In 2009, Reuben Canada ’99 was a patent attorney in Philadelphia looking for his true calling. He found it in a boiling pot of ginger, mint leaves, lemon, green tea, and cayenne pepper. It was more than “the world’s best cocktail mixer” that he perfected over that summer, but an elixir full of the spice and zest his life had been missing.

He’d always loved food: At 10, he sold homemade chocolate chip cookies to classmates and dreamed of being a Walt Disney World chef. So he jumped at the opportunity to reconnect with the empowering, create-your-own-destiny self he’d discovered at Swarthmore—even if reinventing himself as a culinary creative meant giving up his day job and investing his life savings. 

“Anything terrific requires a lot of luck and timing, so I decided to make my own luck,” he says. “I didn’t want to die one day without having done all the things I’d always wanted.” 

Dubbing his drink Jin+Ja (think “ginger” but pronounced with panache), Canada brewed and bottled his creation—first in his own kitchen, in potion-style bottles inspired by Disney’s Adventures of the Gummi Bears, then at the Rutgers Center for Culinary Innovation, a food-entrepreneurship incubator, where he was able to hire a production and sales staff. Thanks to his hard work, Canada’s soft drink won over his corner grocery, Philly eateries, Whole Foods’s mid-Atlantic region, and, most recently, 1,800 Kroger stories nationwide.

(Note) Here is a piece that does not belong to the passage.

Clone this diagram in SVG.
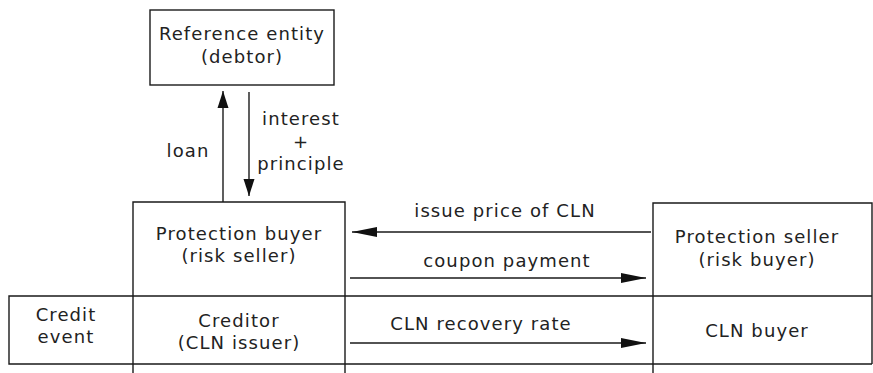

Today, Jin+Ja produces an additional flavor, dragon fruit; a 4X concentrate; and a diabetic-friendly sugar-free version. That last part is important to Canada: He sees his drink—at 39 calories per 4-ounce bottle and made with natural ingredients—as less a treat and more a natural complement to a healthy, holistic, happy lifestyle.

“I wanted to make a difference in people’s lives, so I started by taking a big risk in mine,” he says. “The most validating thing I can hear, more than any award or contract, is that, thanks to Jin+Ja, I have brightened someone’s day.”

 

John Lim ’16

Victuals Vlogger

Growing up, family dinner was a formative ritual for John Lim ’16. The child of Korean immigrants, he still remembers how it felt when his father came home at 7 p.m., marking the moment when the family could at last enjoy his mother’s cooking.

“It felt super late, back when I had a bedtime, and very special,” he says. “Dinner had a much bigger meaning than just eating.”

That sentiment hit especially hard after his father died when Lim was in middle school, emphasizing how closely intertwined food and family really are.

At Swarthmore, Lim sought to recapture some of that close-knit communal feeling over food by turning the College’s dining hall into his own personal kitchen. Viewers of his how-to video series, Sharples Cookbook, learn to elevate and innovate cafeteria fare to make everything from Sriracha mayo panini to balsamic stir-fry.

“Everyone at Sharples does a great job, but I was getting a little restless—like any other senior,” he says. “I also have an interest in cooking and video production, so it seemed like the perfect intersection of ideas.”

His edible innovation isn’t limited to YouTube, either—along with his friend Brian Shields ’18, Lim launched his own late-night campus food business, Quesadrop, in March. 

Fridays between 9 p.m. and 2 a.m., students order quesadillas by text, which Lim and his co-workers make in their dorm kitchen and then deliver anywhere on campus—combinations ranging from chicken/cheese to banana/Nutella to avocado/pico de gallo, limited only by the imagination.

Whether he’s pursuing new recipes in front of the camera or feeding friends behind it, Lim’s discovered a universal truth: There’s a healing power to food and its preparation.

“Food always makes me feel better, so I knew creating easy-to-cook recipes was a great way to make the community feel better, too,” he says. “One of the tough lessons I learned from losing my father so early is that I really enjoy bringing smiles to people’s faces. Seeing others experience happiness helped me heal, and that’s something I’m going to try to do for the rest of my life, with or without food.”